The melting of polar ice caps raised sea levels by nearly half an inch (11 millimeters) over the last two decades, scientists said Thursday, calling it the most definitive measure yet of the impact of climate change.

There have been more than 30 previous estimates of whether and how much the ice caps are shrinking. But the numbers were often vague, with wide ranges, and different studies sometimes contradicted each other, the researchers said.

The new study, out Friday in the US journal "Science," combines data from ten different satellites since 1992, carefully matching up time periods and geographical locations so as to make a more accurate and wider-ranging assessment.

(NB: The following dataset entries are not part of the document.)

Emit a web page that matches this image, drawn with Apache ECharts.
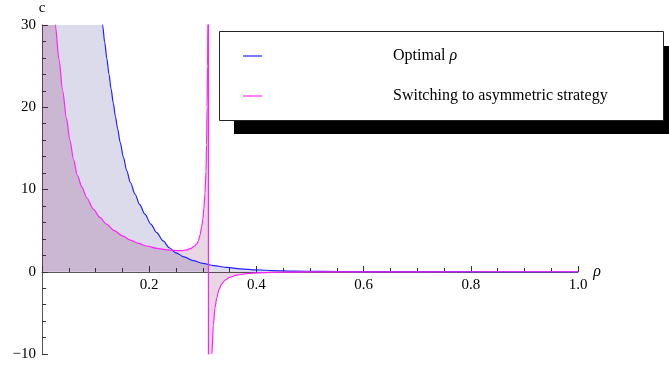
<!DOCTYPE html>
<html>
<head>
<meta charset="utf-8">
<script src="https://cdn.jsdelivr.net/npm/echarts@6/dist/echarts.min.js"></script>
<style>
  html, body { margin: 0; padding: 0; background: #fff; }
  #chart { width: 669px; height: 367px; }
</style>
</head>
<body>
<div id="chart"></div>
<script>
// Optimal rho (blue); first points lie above the plot top
const optimalRho = [0, 0.04, 0.07, 0.09, 0.1, 0.107, 0.113, 0.117, 0.121, 0.125, 0.129, 0.133, 0.137, 0.141, 0.146, 0.152, 0.158, 0.165, 0.1735, 0.182, 0.192, 0.203, 0.214, 0.226, 0.2375, 0.25, 0.265, 0.282, 0.3, 0.32, 0.345, 0.37, 0.4, 0.43, 0.47, 0.52, 0.6, 0.7, 0.85, 1.0]
const optimalC = [400, 180, 95, 62, 48, 38, 30, 27.9, 25.9, 24.0, 22.2, 20.5, 18.9, 17.4, 15.7, 13.9, 12.3, 10.85, 9.45, 8.2, 7.0, 5.8, 4.75, 3.75, 2.92, 2.3, 1.8, 1.36, 1.02, 0.75, 0.52, 0.36, 0.23, 0.14, 0.08, 0.04, 0.015, 0.006, 0.002, 0.001]

// Switching to asymmetric strategy (magenta): branch left of the pole near rho = 0.31
const switchRhoLeft = [0, 0.01, 0.018, 0.0248, 0.0317, 0.0386, 0.0455, 0.052, 0.059, 0.066, 0.0745, 0.0834, 0.096, 0.108, 0.12, 0.135, 0.15, 0.165, 0.18, 0.195, 0.214, 0.233, 0.25, 0.262, 0.27, 0.278, 0.284, 0.289, 0.292, 0.295, 0.298, 0.3, 0.302, 0.304, 0.306, 0.307, 0.308, 0.3088, 0.3097, 0.3105]
const switchCLeft = [300, 75, 44, 30, 25.8, 22.0, 18.7, 16.0, 13.6, 11.7, 10.3, 9.0, 7.6, 6.6, 5.8, 5.0, 4.35, 3.85, 3.45, 3.13, 2.85, 2.66, 2.58, 2.57, 2.65, 2.85, 3.1, 3.4, 3.8, 4.5, 5.5, 6.4, 7.7, 9.5, 12.2, 15.5, 20, 25, 31, 300]
// branch right of the pole
const switchRhoRight = [0.3105, 0.3125, 0.315, 0.317, 0.3196, 0.323, 0.326, 0.33, 0.335, 0.342, 0.351, 0.365, 0.382, 0.41, 0.443, 0.5, 0.6, 0.8, 1.0]
const switchCRight = [-300, -60, -17, -10, -6.5, -4.3, -3.2, -2.2, -1.5, -1.0, -0.65, -0.38, -0.22, -0.11, -0.05, -0.02, -0.006, -0.002, -0.001]

const xTicks = [0.2, 0.4, 0.6, 0.8, 1.0]
const yTicks = [-10, 0, 10, 20, 30]
const legendNames = ['Optimal {i|ρ}', 'Switching to asymmetric strategy']

const blueLine = '#2222ff'
const pinkLine = '#ff22ff'
const blueFill = 'rgba(40,40,140,0.17)'
const pinkFill = 'rgba(120,14,85,0.17)'
const serif = '"Liberation Serif", "DejaVu Serif", serif'

const pairs = (xs, ys) => xs.map((x, i) => [x, ys[i]])
const bluePts = pairs(optimalRho, optimalC)
const pinkLeft = pairs(switchRhoLeft, switchCLeft)
const pinkRight = pairs(switchRhoRight, switchCRight)
// 极点处的竖线
const pinkPole = [pinkLeft[pinkLeft.length - 1], pinkRight[0]]

const chart = echarts.init(document.getElementById('chart'))

const axisText = { color: '#000', fontFamily: serif, fontSize: 15 }

function area(data, color) {
  return {
    type: 'line', data: data, symbol: 'none', z: 1,
    smooth: 0.3, smoothMonotone: 'x',
    lineStyle: { width: 0, opacity: 0 },
    areaStyle: { color: color, opacity: 1 }
  }
}
function curve(data, color, smooth) {
  return {
    type: 'line', data: data, symbol: 'none', z: 3,
    smooth: smooth ? 0.3 : false, smoothMonotone: 'x',
    lineStyle: { color: color, width: 1.2 }
  }
}

chart.setOption({
  animation: false,
  backgroundColor: '#fff',
  grid: { left: 42, right: 91, top: 25, bottom: 13, outerBoundsMode: 'none' },
  xAxis: {
    type: 'value',
    min: 0,
    max: 1,
    interval: 0.2,
    position: 'bottom',
    offset: -82,
    name: 'ρ',
    nameLocation: 'end',
    nameGap: 12,
    nameTextStyle: { color: '#000', fontFamily: serif, fontSize: 16, fontStyle: 'italic', padding: [0, 0, 4, 0] },
    axisLine: { onZero: false, lineStyle: { color: '#555', width: 1 } },
    axisTick: { inside: true, length: 6, lineStyle: { color: '#333' } },
    minorTick: { show: true, splitNumber: 4, length: 4, lineStyle: { color: '#333' } },
    splitLine: { show: false },
    axisLabel: Object.assign({
      margin: 6,
      formatter: v => (xTicks.some(t => Math.abs(t - v) < 1e-9) ? v.toFixed(1) : '')
    }, axisText)
  },
  yAxis: {
    type: 'value',
    min: -10,
    max: 30,
    interval: 10,
    name: 'c',
    nameLocation: 'end',
    nameGap: 9,
    nameTextStyle: { color: '#000', fontFamily: serif, fontSize: 15, align: 'center' },
    axisLine: { onZero: false, lineStyle: { color: '#555', width: 1 } },
    axisTick: { inside: true, length: 6, lineStyle: { color: '#333' } },
    minorTick: { show: true, splitNumber: 5, length: 4, lineStyle: { color: '#333' } },
    splitLine: { show: false },
    axisLabel: Object.assign({
      margin: 6,
      formatter: v => (yTicks.indexOf(v) >= 0 ? String(v).replace('-', '−') : '')
    }, axisText)
  },
  series: [
    area(bluePts, blueFill),
    area(pinkLeft, pinkFill),
    area(pinkRight, pinkFill),
    curve(bluePts, blueLine, true),
    curve(pinkLeft, pinkLine, true),
    curve(pinkPole, pinkLine, false),
    curve(pinkRight, pinkLine, true)
  ],
  graphic: [
    { type: 'rect', shape: { x: 234, y: 46, width: 435, height: 88 }, style: { fill: '#000' }, z: 10 },
    { type: 'rect', shape: { x: 219.5, y: 31.5, width: 444, height: 89 }, style: { fill: '#fff', stroke: '#222', lineWidth: 1 }, z: 11 },
    { type: 'line', shape: { x1: 243, y1: 56, x2: 262, y2: 56 }, style: { stroke: blueLine, lineWidth: 1.2 }, z: 12 },
    { type: 'line', shape: { x1: 243, y1: 96, x2: 262, y2: 96 }, style: { stroke: pinkLine, lineWidth: 1.2 }, z: 12 },
    {
      type: 'text', x: 393, y: 56, z: 12,
      style: { text: legendNames[0], fill: '#000', font: '16px ' + serif, verticalAlign: 'middle',
        rich: { i: { fontStyle: 'italic', fontFamily: serif, fontSize: 16 } } }
    },
    {
      type: 'text', x: 393, y: 96, z: 12,
      style: { text: legendNames[1], fill: '#000', font: '16px ' + serif, verticalAlign: 'middle' }
    }
  ]
})
</script>
</body>
</html>
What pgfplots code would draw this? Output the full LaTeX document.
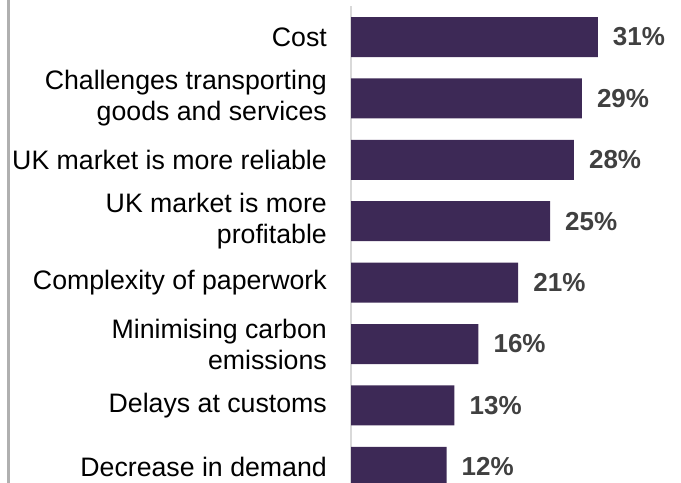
\documentclass[border=0pt]{standalone}
\usepackage{pgfplots}
\pgfplotsset{compat=1.18}
\usepackage{fontspec}
\setmainfont{Liberation Sans}
\definecolor{barpurple}{RGB}{61,41,86}
\definecolor{valgrey}{RGB}{64,64,64}
\definecolor{axisgrey}{RGB}{217,217,217}
\definecolor{leftgrey}{RGB}{176,176,176}
\begin{document}
\begin{tikzpicture}
\useasboundingbox (0,0) rectangle (681bp,483bp);
\clip (0,0) rectangle (681bp,483bp);
\draw[line width=3bp, leftgrey] (8.5bp,0) -- (8.5bp,483bp);
\begin{axis}[
  at={(351bp,-14.5bp)}, anchor=south west,
  scale only axis,
  width=318.4bp, height=491.2bp,
  xbar, bar width=40bp,
  xmin=0, xmax=40,
  ymin=-0.5, ymax=7.5,
  y dir=reverse,
  axis x line=none,
  axis y line*=left,
  y axis line style={axisgrey, line width=1.2bp},
  ytick={0,1,2,3,4,5,6,7},
  yticklabels={Cost,{Challenges transporting\\goods and services},UK market is more reliable,{UK market is more\\profitable},Complexity of paperwork,{Minimising carbon\\emissions},Delays at customs,Decrease in demand},
  major tick length=0pt,
  yticklabel style={align=right, anchor=east, inner sep=0pt, xshift=-24bp, text=black, font=\fontsize{26.7bp}{31bp}\selectfont},
  point meta=x,
  nodes near coords={\pgfmathprintnumber[assume math mode=true]{\pgfplotspointmeta}\%},
  nodes near coords style={anchor=west, inner sep=0pt, xshift=15bp, text=valgrey, font=\fontsize{26bp}{31bp}\selectfont\bfseries},
]
\addplot[fill=barpurple, draw=none] coordinates {
(31,0) (29,1) (28,2) (25,3) (21,4) (16,5) (13,6) (12,7)
};
\end{axis}
\end{tikzpicture}
\end{document}
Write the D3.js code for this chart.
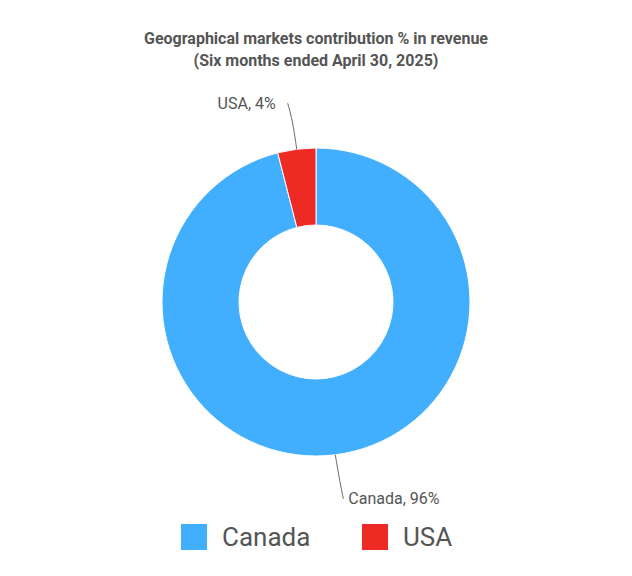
<!DOCTYPE html>
<html><head><meta charset="utf-8">
<script src="https://cdn.jsdelivr.net/npm/d3@7"></script>
<style>body{margin:0;background:#fff}</style>
</head><body>
<script>
const categories = ['Canada', 'USA']
const values = [96, 4]
const colors = ['#42aefe', '#ee2a24']
const titleLines = ['Geographical markets contribution  % in revenue', '(Six months ended April 30, 2025)']

const W = 632, H = 576
const cx = 316, cy = 302, R = 154, r = 77
const svg = d3.select('body').append('svg').attr('width', W).attr('height', H)
  .style('font-family', 'Roboto, Arial, sans-serif')

svg.selectAll('text.title').data(titleLines).enter().append('text')
  .attr('x', cx).attr('y', (d, i) => 44 + i * 22)
  .attr('text-anchor', 'middle').attr('font-size', 16).attr('font-weight', 'bold')
  .attr('fill', '#555').text(d => d)

const pie = d3.pie().sort(null).value(d => d)
const arcs = pie(values)
const arc = d3.arc().innerRadius(r).outerRadius(R)
const g = svg.append('g').attr('transform', `translate(${cx},${cy})`)
g.selectAll('path').data(arcs).enter().append('path')
  .attr('d', arc).attr('fill', (d, i) => colors[i])
  .attr('stroke', '#fff').attr('stroke-width', 1)

// leader lines + labels
arcs.forEach((a, i) => {
  const mid = (a.startAngle + a.endAngle) / 2
  const p0 = [Math.sin(mid) * R, -Math.cos(mid) * R]
  const lab = categories[i] + ', ' + values[i] + '%'
  if (i === 1) {
    const p1 = [p0[0] - 4, p0[1] - 28], p2 = [p0[0] - 9, p0[1] - 46]
    g.append('path').attr('d', d3.line().curve(d3.curveBasis)([p0, p1, p2]))
      .attr('fill', 'none').attr('stroke', '#666')
    g.append('text').attr('x', p2[0] - 12).attr('y', p2[1] + 6).attr('text-anchor', 'end')
      .attr('font-size', 16).attr('fill', '#555').text(lab)
  } else {
    const p1 = [p0[0] + 4, p0[1] + 24], p2 = [p0[0] + 8, p0[1] + 44]
    g.append('path').attr('d', d3.line().curve(d3.curveBasis)([p0, p1, p2]))
      .attr('fill', 'none').attr('stroke', '#666')
    g.append('text').attr('x', p2[0] + 5).attr('y', p2[1] + 5)
      .attr('font-size', 16).attr('fill', '#555').text(lab)
  }
})

const legendX = [181, 362]
const lg = svg.selectAll('g.leg').data(categories).enter().append('g')
  .attr('transform', (d, i) => `translate(${legendX[i]},524)`)
lg.append('rect').attr('width', 26).attr('height', 26).attr('fill', (d, i) => colors[i])
lg.append('text').attr('x', 41).attr('y', 22).attr('font-size', 26).attr('fill', '#555').text(d => d)
</script>
</body></html>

"Changes in the mass of ice stored within the polar ice sheets are important because they're a measure of changes in global climate and they directly affect global sea levels," said lead researcher Andrew Shepherd from the University of Leeds, in England.

Using the combined data, the international team of 47 scientists was able to determine that Antarctica and Greenland have contributed to just over 11 millimeters of sea level rise since 1992, or a fifth of the total.

"Crucially this improved certainty allows us to say that both have been losing ice," Shepherd told reporters during a telephone conference call on Wednesday.

Indeed, according to their analysis, Greenland is losing ice faster than before, added co-author Erik Ivins of NASA's Jet Propulsion Laboratory.

"If we compare data from the 1990s to those over the last decade, it would appear as though Greenland is losing mass at about five times the rate today as it was in the early 1990s," he explained.

Additionally, the new analysis showed that ice in Antarctica is shrinking overall, but more slowly than some reports have suggested.

"West Antarctica is losing quite a bit of mass," Ivins explained, though he noted that there is some compensation going on by gain in east Antarctica.

The researchers called their study a snapshot of the past twenty years, saying it can serve to increase understanding of what has already happened but does not provide predictions of what is yet to come.

Co-researcher Ian Joughin added that "the study demonstrates we need to not just make snapshots but sustained measurements, through a coordinated effort," over the next 20 years.

A separate study Wednesday reported that sea levels are rising 60 percent faster than the UN's climate panel forecast in its most recent assessment.

A trio of specialists reported in the journal "Environmental Research Letters" that sea levels are increasing at an average of 3.2 millimeters (0.125 inch) per year, compared to the 2 mm (0.078 inch) predicted by the UN's Intergovernmental Panel on Climate Change.

In addition to the melting of polar ice caps, sea levels are rising because warmer temperatures causes water to expand.